Die meisten Menschen seiner Zeit hatten längst aufgegeben die Wahrheit zu suchen, sie entschieden aus dem Bauch heraus wen und was sie wählen würden.
Mein Vater ließ sich jedoch nicht beirren: Wenigstens Gott hat die Wahrheit und er gewährt uns stückweise wonach wir trachten.
Ein Mormonenmissionar hatte es ihm gesagt, dass im Buch Mormon geschrieben stünde, Gott gewähre uns Erkenntnis und zwar in dem Maß, in dem wir uns darum bemühten.
Man Vater hatte richtig gedacht.
Das Streben nach der Wahrheit ist genaus so wichtig wie das Finden.

G.E. Lessing schrieb zwei Jahre vor seinem “Nathan” unter dem Titel “Über die Wahrheit:
Wenn Gott in seiner Rechten alle Wahrheit und in seiner Linken den einzigen immer regen Trieb nach Wahrheit, obschon mit dem Zusatze, mich immer und ewig zu irren, verschlossen hielte und spräche zu mir: wähle! Ich fiele ihm mit Demut in seine Linke und sagte: Vater gib! die reine Wahrheit ist ja doch nur für dich allein!”

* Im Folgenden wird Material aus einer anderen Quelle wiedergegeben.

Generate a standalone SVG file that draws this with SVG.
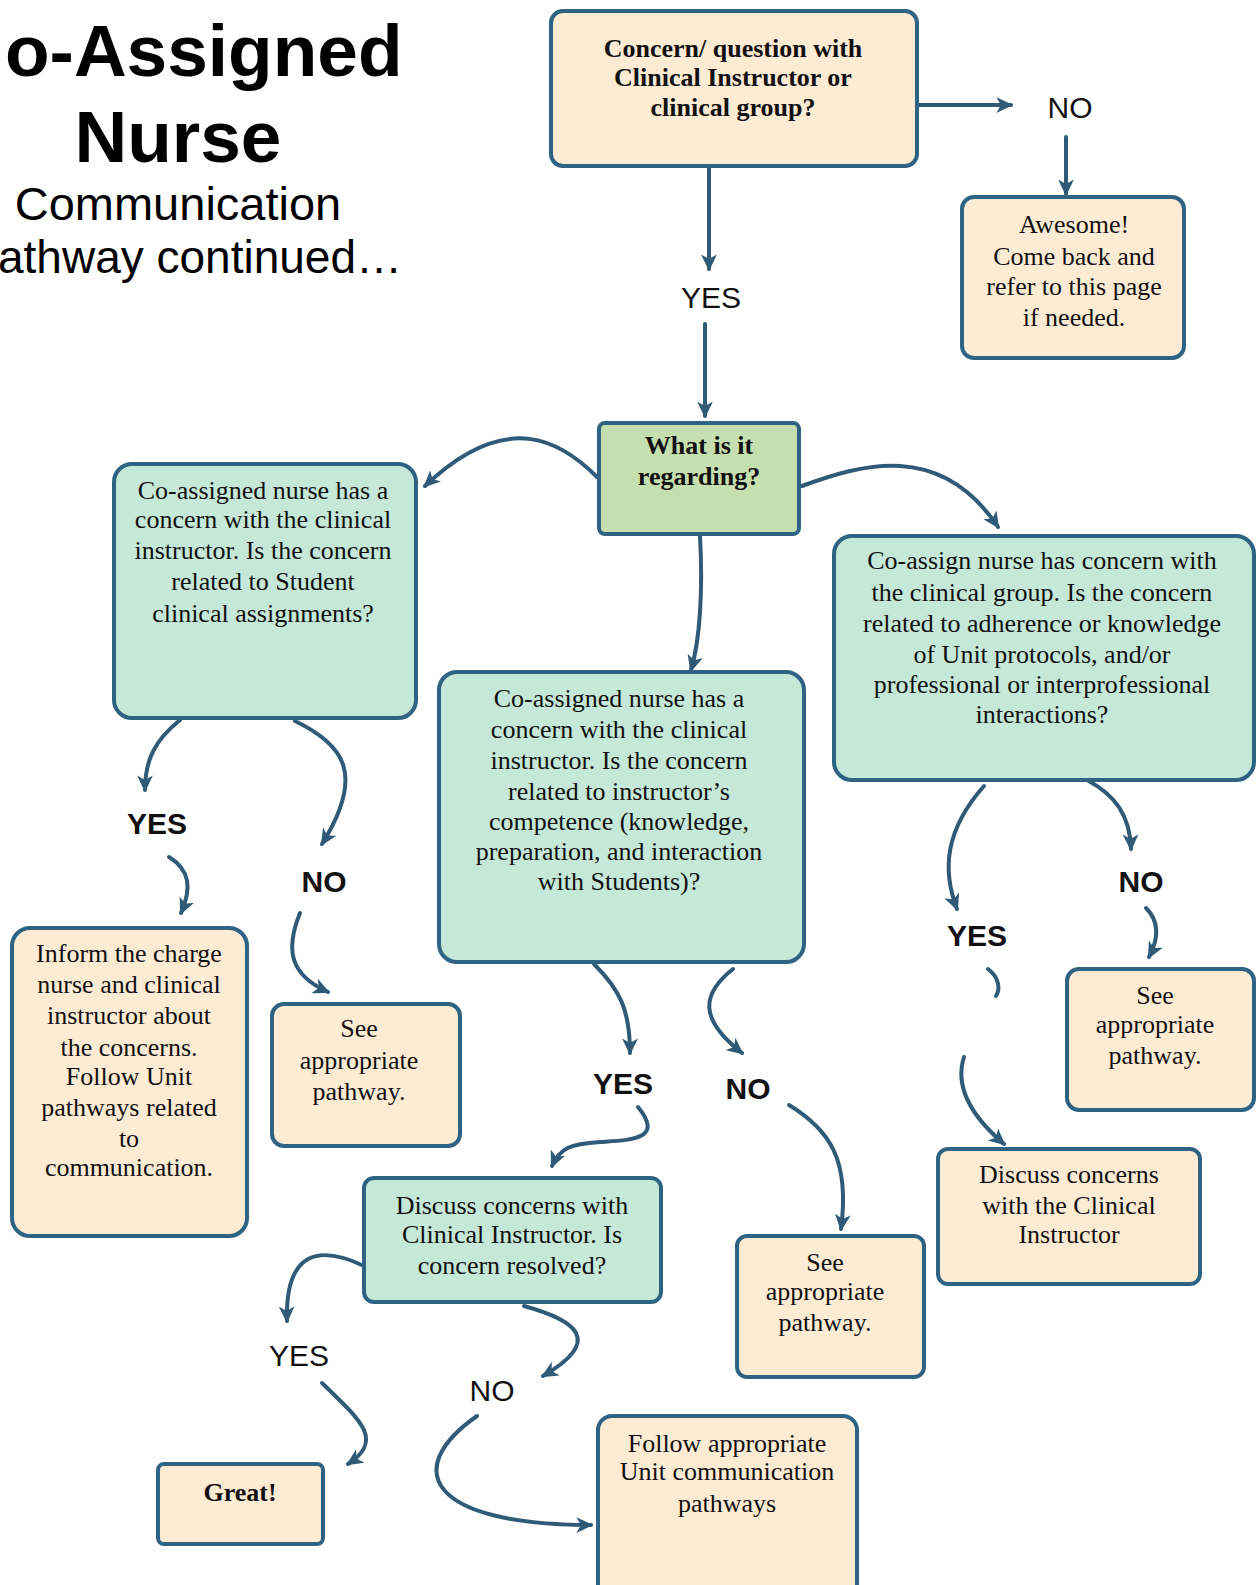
<svg xmlns="http://www.w3.org/2000/svg" width="1259" height="1585" viewBox="0 0 1259 1585">
<defs>
<marker id="ah" markerUnits="userSpaceOnUse" markerWidth="18" markerHeight="18" viewBox="0 0 16 16" refX="13" refY="8" orient="auto">
<path d="M0,1 L15,8 L0,15 L4,8 Z" fill="#2f5b78"/>
</marker>
<style>
.box{stroke:#2f6384;stroke-width:4}
.beige{fill:#fdebd4}
.teal{fill:#c5e8d8}
.green{fill:#c5dfae}
.t{font-family:"Liberation Serif","Times New Roman",serif;font-size:26px;fill:#111;text-anchor:middle}
.b{font-weight:bold}
.lbl{font-family:"Liberation Sans",Arial,sans-serif;font-size:30px;fill:#111;text-anchor:middle}
.lb{font-weight:bold}
.title{font-family:"Liberation Sans",Arial,sans-serif;fill:#000}
.c{fill:none;stroke:#2f5b78;stroke-width:4;stroke-linecap:round}
</style>
</defs>
<rect width="1259" height="1585" fill="#fff"/>

<g id="title">
<text class="title" x="5" y="76" font-size="73" font-weight="bold">o-Assigned</text>
<text class="title" x="178" y="162" font-size="73" font-weight="bold" text-anchor="middle">Nurse</text>
<text class="title" x="178" y="220" font-size="47" text-anchor="middle">Communication</text>
<text class="title" x="-2" y="273" font-size="46">athway continued…</text>
</g>

<g id="connectors">
<path class="c" d="M917 105 L1011 105" marker-end="url(#ah)"/>
<path class="c" d="M1066 137 L1066 194" marker-end="url(#ah)"/>
<path class="c" d="M709 166 L709 269" marker-end="url(#ah)"/>
<path class="c" d="M705 324 L705 416" marker-end="url(#ah)"/>
<path class="c" d="M597 477 C565 445 510 405 425 486" marker-end="url(#ah)"/>
<path class="c" d="M802 486 C860 465 940 440 998 527" marker-end="url(#ah)"/>
<path class="c" d="M700 536 C703 590 700 640 691 670" marker-end="url(#ah)"/>
<path class="c" d="M180 720 C155 740 145 760 145 790" marker-end="url(#ah)"/>
<path class="c" d="M169 857 C190 870 192 888 181 913" marker-end="url(#ah)"/>
<path class="c" d="M295 721 C345 745 365 775 322 844" marker-end="url(#ah)"/>
<path class="c" d="M300 913 C285 950 290 975 328 992" marker-end="url(#ah)"/>
<path class="c" d="M594 964 C620 990 630 1010 630 1053" marker-end="url(#ah)"/>
<path class="c" d="M638 1107 C665 1140 630 1140 600 1142 S560 1148 552 1166" marker-end="url(#ah)"/>
<path class="c" d="M733 969 C700 995 700 1020 742 1053" marker-end="url(#ah)"/>
<path class="c" d="M789 1105 C830 1130 850 1160 841 1229" marker-end="url(#ah)"/>
<path class="c" d="M984 786 C945 830 942 870 957 909" marker-end="url(#ah)"/>
<path class="c" d="M988 969 C1000 978 1000 990 996 996"/>
<path class="c" d="M964 1057 C955 1085 970 1115 1004 1144" marker-end="url(#ah)"/>
<path class="c" d="M1087 780 C1115 795 1130 815 1131 849" marker-end="url(#ah)"/>
<path class="c" d="M1146 908 C1160 922 1158 940 1149 957" marker-end="url(#ah)"/>
<path class="c" d="M364 1266 C320 1245 285 1250 287 1321" marker-end="url(#ah)"/>
<path class="c" d="M322 1383 C360 1420 385 1440 348 1464" marker-end="url(#ah)"/>
<path class="c" d="M524 1306 C575 1320 605 1340 543 1376" marker-end="url(#ah)"/>
<path class="c" d="M477 1416 C400 1470 430 1525 591 1525" marker-end="url(#ah)"/>
</g>

<g id="labels">
<text class="lbl" x="1070" y="118">NO</text>
<text class="lbl" x="711" y="308">YES</text>
<text class="lbl lb" x="157" y="834">YES</text>
<text class="lbl lb" x="324" y="892">NO</text>
<text class="lbl lb" x="623" y="1094">YES</text>
<text class="lbl lb" x="748" y="1099">NO</text>
<text class="lbl lb" x="977" y="946">YES</text>
<text class="lbl lb" x="1141" y="892">NO</text>
<text class="lbl" x="299" y="1366">YES</text>
<text class="lbl" x="492" y="1401">NO</text>
</g>

<g id="n-start">
<rect class="box beige" x="551" y="11" width="366" height="155" rx="12"/>
<text class="t b" x="733" y="57">Concern/ question with</text>
<text class="t b" x="733" y="86">Clinical Instructor or</text>
<text class="t b" x="733" y="116">clinical group?</text>
</g>

<g id="n-awesome">
<rect class="box beige" x="962" y="197" width="222" height="161" rx="12"/>
<text class="t" x="1074" y="233">Awesome!</text>
<text class="t" x="1074" y="265">Come back and</text>
<text class="t" x="1074" y="295">refer to this page</text>
<text class="t" x="1074" y="326">if needed.</text>
</g>

<g id="n-what">
<rect class="box green" x="599" y="423" width="200" height="111" rx="6"/>
<text class="t b" x="699" y="454">What is it</text>
<text class="t b" x="699" y="485">regarding?</text>
</g>

<g id="n-left">
<rect class="box teal" x="114" y="464" width="302" height="254" rx="18"/>
<text class="t" x="263" y="499">Co-assigned nurse has a</text>
<text class="t" x="263" y="528">concern with the clinical</text>
<text class="t" x="263" y="559">instructor. Is the concern</text>
<text class="t" x="263" y="590">related to Student</text>
<text class="t" x="263" y="622">clinical assignments?</text>
</g>

<g id="n-middle">
<rect class="box teal" x="439" y="672" width="365" height="290" rx="18"/>
<text class="t" x="619" y="707">Co-assigned nurse has a</text>
<text class="t" x="619" y="738">concern with the clinical</text>
<text class="t" x="619" y="769">instructor. Is the concern</text>
<text class="t" x="619" y="800">related to instructor’s</text>
<text class="t" x="619" y="830">competence (knowledge,</text>
<text class="t" x="619" y="860">preparation, and interaction</text>
<text class="t" x="619" y="890">with Students)?</text>
</g>

<g id="n-right">
<rect class="box teal" x="834" y="536" width="420" height="244" rx="18"/>
<text class="t" x="1042" y="569">Co-assign nurse has concern with</text>
<text class="t" x="1042" y="601">the clinical group. Is the concern</text>
<text class="t" x="1042" y="632">related to adherence or knowledge</text>
<text class="t" x="1042" y="663">of Unit protocols, and/or</text>
<text class="t" x="1042" y="693">professional or interprofessional</text>
<text class="t" x="1042" y="723">interactions?</text>
</g>

<g id="n-inform">
<rect class="box beige" x="12" y="928" width="235" height="308" rx="18"/>
<text class="t" x="129" y="962">Inform the charge</text>
<text class="t" x="129" y="993">nurse and clinical</text>
<text class="t" x="129" y="1024">instructor about</text>
<text class="t" x="129" y="1056">the concerns.</text>
<text class="t" x="129" y="1085">Follow Unit</text>
<text class="t" x="129" y="1116">pathways related</text>
<text class="t" x="129" y="1147">to</text>
<text class="t" x="129" y="1176">communication.</text>
</g>

<g id="n-see-left">
<rect class="box beige" x="272" y="1004" width="188" height="142" rx="12"/>
<text class="t" x="359" y="1037">See</text>
<text class="t" x="359" y="1069">appropriate</text>
<text class="t" x="359" y="1100">pathway.</text>
</g>

<g id="n-see-right">
<rect class="box beige" x="1067" y="969" width="187" height="141" rx="12"/>
<text class="t" x="1155" y="1004">See</text>
<text class="t" x="1155" y="1033">appropriate</text>
<text class="t" x="1155" y="1064">pathway.</text>
</g>

<g id="n-discuss-right">
<rect class="box beige" x="938" y="1149" width="262" height="135" rx="10"/>
<text class="t" x="1069" y="1183">Discuss concerns</text>
<text class="t" x="1069" y="1214">with the Clinical</text>
<text class="t" x="1069" y="1243">Instructor</text>
</g>

<g id="n-discuss">
<rect class="box teal" x="364" y="1178" width="297" height="124" rx="10"/>
<text class="t" x="512" y="1214">Discuss concerns with</text>
<text class="t" x="512" y="1243">Clinical Instructor. Is</text>
<text class="t" x="512" y="1274">concern resolved?</text>
</g>

<g id="n-see-mid">
<rect class="box beige" x="737" y="1236" width="187" height="141" rx="10"/>
<text class="t" x="825" y="1271">See</text>
<text class="t" x="825" y="1300">appropriate</text>
<text class="t" x="825" y="1331">pathway.</text>
</g>

<g id="n-great">
<rect class="box beige" x="158" y="1464" width="165" height="80" rx="6"/>
<text class="t b" x="240" y="1501">Great!</text>
</g>

<g id="n-follow">
<rect class="box beige" x="598" y="1416" width="259" height="185" rx="14"/>
<text class="t" x="727" y="1452">Follow appropriate</text>
<text class="t" x="727" y="1480">Unit communication</text>
<text class="t" x="727" y="1512">pathways</text>
</g>
</svg>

Nach dem Vorbild meines Vaters hielt ich den “Trieb nach Wahrheit” in mir hellwach. Ich irrte mich oft, aber ich fand wahre Prinzipien:
dazu gehört die Unabdingbarkeit von Toleranz, weil sie zugleich Menschenliebe, Wahrhaftigkeit und Bescheidenheit voraussetzt.